Sample-classifier > regress-samples forcing usage of stratification

sbslm · September 26, 2018, 7:04pm

Qiime2 v2018.8 seems to be forcing stratification of data even when the --p-no-stratify flag is used.
Here's the traceback:

Traceback (most recent call last):
File "/opt/conda/envs/qiime2-2018.8/lib/python3.5/site-packages/q2cli/commands.py", line 274, in call
results = action(**arguments)
File "", line 2, in regress_samples
File "/opt/conda/envs/qiime2-2018.8/lib/python3.5/site-packages/qiime2/sdk/action.py", line 231, in bound_callable
output_types, provenance)
File "/opt/conda/envs/qiime2-2018.8/lib/python3.5/site-packages/qiime2/sdk/action.py", line 455, in callable_executor
outputs = self._callable(scope.ctx, **view_args)
File "/opt/conda/envs/qiime2-2018.8/lib/python3.5/site-packages/q2_sample_classifier/classify.py", line 140, in regress_samples
stratify, missing_samples=missing_samples)
File "", line 2, in split_table
File "/opt/conda/envs/qiime2-2018.8/lib/python3.5/site-packages/qiime2/sdk/action.py", line 231, in bound_callable
output_types, provenance)
File "/opt/conda/envs/qiime2-2018.8/lib/python3.5/site-packages/qiime2/sdk/action.py", line 362, in callable_executor
output_views = self._callable(**view_args)
File "/opt/conda/envs/qiime2-2018.8/lib/python3.5/site-packages/q2_sample_classifier/classify.py", line 228, in split_table
stratify=True, missing_samples=missing_samples)
File "/opt/conda/envs/qiime2-2018.8/lib/python3.5/site-packages/q2_sample_classifier/utilities.py", line 390, in _prepare_training_data
features, targets, column, test_size, strata, random_state)
File "/opt/conda/envs/qiime2-2018.8/lib/python3.5/site-packages/q2_sample_classifier/utilities.py", line 169, in _split_training_data
_stratification_error()
File "/opt/conda/envs/qiime2-2018.8/lib/python3.5/site-packages/q2_sample_classifier/utilities.py", line 189, in _stratification_error
'You have chosen to predict a metadata column that contains '
ValueError: You have chosen to predict a metadata column that contains one or more values that match only one sample. For proper stratification of data into training and test sets, each class (value) must contain at least two samples. This is a requirement for classification problems, but stratification can be disabled for regression by setting stratify=False. Alternatively, remove all samples that bear a unique class label for your chosen metadata column. Note that disabling stratification can negatively impact predictive accuracy for small data sets.

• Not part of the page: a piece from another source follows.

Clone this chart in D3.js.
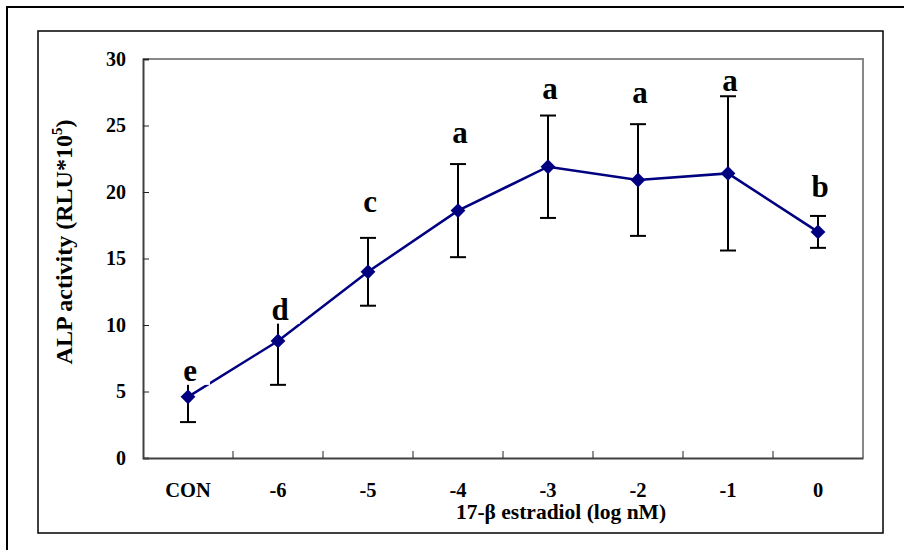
<!DOCTYPE html>
<html>
<head>
<meta charset="utf-8">
<script src="https://cdn.jsdelivr.net/npm/d3@7"></script>
<style>
  body { margin: 0; background: #fff; }
  text { font-family: "Liberation Serif", "Times New Roman", serif; font-weight: bold; }
</style>
</head>
<body>
<div id="chart"></div>
<script>
const categories = ["CON", "-6", "-5", "-4", "-3", "-2", "-1", "0"]
const means = [4.6, 8.8, 14.0, 18.6, 21.9, 20.9, 21.4, 17.0]
const errs = [1.9, 3.3, 2.55, 3.5, 3.85, 4.2, 5.8, 1.2]
const letters = ["e", "d", "c", "a", "a", "a", "a", "b"]
const letterY = [5.8, 10.4, 18.5, 23.7, 27.0, 26.7, 27.6, 19.6]
const yTicks = [0, 5, 10, 15, 20, 25, 30]

const width = 904, height = 550
const plot = { left: 143, right: 863, top: 59, bottom: 458 }

const svg = d3.select("#chart").append("svg")
  .attr("width", width)
  .attr("height", height)

// outer frame (only top and left edges show)
svg.append("path")
  .attr("d", `M7,${height + 5}V7H${width + 5}`)
  .attr("fill", "none").attr("stroke", "#000").attr("stroke-width", 2)

// chart area frame
svg.append("rect")
  .attr("x", 38).attr("y", 31).attr("width", 845).attr("height", 502)
  .attr("fill", "none").attr("stroke", "#000").attr("stroke-width", 1.5)

const x = d3.scaleBand().domain(categories).range([plot.left, plot.right]).padding(0)
const y = d3.scaleLinear().domain([0, 30]).range([plot.bottom, plot.top])

// plot area: grey top/right
svg.append("path")
  .attr("d", `M${plot.left},${plot.top}H${plot.right}V${plot.bottom}`)
  .attr("fill", "none").attr("stroke", "#888").attr("stroke-width", 2)

// y axis
const yAxis = svg.append("g")
  .attr("transform", `translate(${plot.left},0)`)
  .call(d3.axisLeft(y).tickValues(yTicks).tickSize(-6).tickPadding(17))
yAxis.select(".domain").attr("stroke", "#404040").attr("stroke-width", 2)
yAxis.selectAll(".tick line").attr("stroke", "#222").attr("stroke-width", 1)
yAxis.selectAll(".tick text").attr("font-size", 20).attr("fill", "#000")
  .style("font-family", "'Liberation Serif', serif").style("font-weight", "bold")

// x axis: ticks between categories, pointing inward
const xAxis = svg.append("g")
  .attr("transform", `translate(0,${plot.bottom})`)
  .call(d3.axisBottom(x).tickSize(0).tickPadding(24))
xAxis.select(".domain").attr("stroke", "#404040").attr("stroke-width", 2)
xAxis.selectAll(".tick text").attr("font-size", 20.5).attr("fill", "#000")
  .style("font-family", "'Liberation Serif', serif").style("font-weight", "bold")
xAxis.selectAll(".sep")
  .data(categories.slice(1))
  .join("line")
  .attr("class", "sep")
  .attr("x1", d => x(d)).attr("x2", d => x(d))
  .attr("y1", 0).attr("y2", -7)
  .attr("stroke", "#222").attr("stroke-width", 1)

const pts = categories.map((c, i) => ({ c, m: means[i], e: errs[i], l: letters[i], ly: letterY[i] }))
const cx = d => x(d.c) + x.bandwidth() / 2

// error bars
const eb = svg.append("g").attr("stroke", "#000").attr("stroke-width", 2)
eb.selectAll("line.v").data(pts).join("line").attr("class", "v")
  .attr("x1", cx).attr("x2", cx)
  .attr("y1", d => y(d.m - d.e)).attr("y2", d => y(d.m + d.e))
eb.selectAll("line.top").data(pts).join("line").attr("class", "top")
  .attr("x1", d => cx(d) - 8).attr("x2", d => cx(d) + 8)
  .attr("y1", d => y(d.m + d.e)).attr("y2", d => y(d.m + d.e))
eb.selectAll("line.bot").data(pts).join("line").attr("class", "bot")
  .attr("x1", d => cx(d) - 8).attr("x2", d => cx(d) + 8)
  .attr("y1", d => y(d.m - d.e)).attr("y2", d => y(d.m - d.e))

// series line
svg.append("path")
  .datum(pts)
  .attr("fill", "none")
  .attr("stroke", "#000080")
  .attr("stroke-width", 2.5)
  .attr("d", d3.line().x(cx).y(d => y(d.m)))

// diamond markers
svg.append("g").selectAll("path")
  .data(pts)
  .join("path")
  .attr("transform", d => `translate(${cx(d)},${y(d.m)})`)
  .attr("d", d3.symbol().type(d3.symbolDiamond2).size(140))
  .attr("fill", "#000080")

// significance letters (text boxes with white fill)
const lab = svg.append("g").selectAll("g").data(pts).join("g")
  .attr("transform", d => `translate(${cx(d) + 2},${y(d.ly)})`)
lab.append("rect")
  .attr("x", -18).attr("y", -24).attr("width", 38).attr("height", 28)
  .attr("fill", "#fff")
lab.append("text")
  .attr("text-anchor", "middle")
  .attr("font-size", 31)
  .text(d => d.l)

// axis titles
svg.append("text")
  .attr("transform", "translate(72,242) rotate(-90)")
  .attr("text-anchor", "middle")
  .attr("font-size", 24)
  .call(t => {
    t.append("tspan").text("ALP activity (RLU*10")
    t.append("tspan").attr("font-size", 15).attr("dy", -10).text("5")
    t.append("tspan").attr("dy", 10).text(")")
  })

svg.append("text")
  .attr("x", 561).attr("y", 519)
  .attr("text-anchor", "middle")
  .attr("font-size", 21.5)
  .text("17-β estradiol (log nM)")
</script>
</body>
</html>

##########################

I have tried the same command under v2018.6 and it works fine, it seems to be unique to v2018.8
I have tried this so far with 2 separate datasets from different projects and I got exactly the same results (error with 2018.8, stratification is called even with the flag, works with 2018.6).

Nicholas_Bokulich · September 26, 2018, 7:34pm

Thanks for reporting @sbslm! Good catch, you found a nice bug.

I did a major re-haul of how table splitting (and everything else in regress_samples) happens in 2018.8, and it looks like I accidentally hardcoded stratification to always occur by default.

I have fixed the code and this fix will be available in the October release.

If you can't wait that long, you can make a very easy fix to the code:

If this pull request is merged by the time you try this:

Clone the q2-sample-classifier repository.
In your terminal type: pip install -e .

If that pull request is not merged:

Clone the q2-sample-classifier repository.
cd q2_sample_classifier (change into that directory in your terminal)
Find this line in your code.
Change stratify=True to stratify=stratify in a text editor.
In your terminal type: pip install -e .

And you should be ready to roll.

Thanks for reporting! I hope that helps.

sbslm · September 26, 2018, 7:52pm

Thanks for the quick answer @Nicholas_Bokulich ! Awesome work !
Glad to be of help

Cheers

system · October 28, 2018, 1:52am

This topic was automatically closed 31 days after the last reply. New replies are no longer allowed.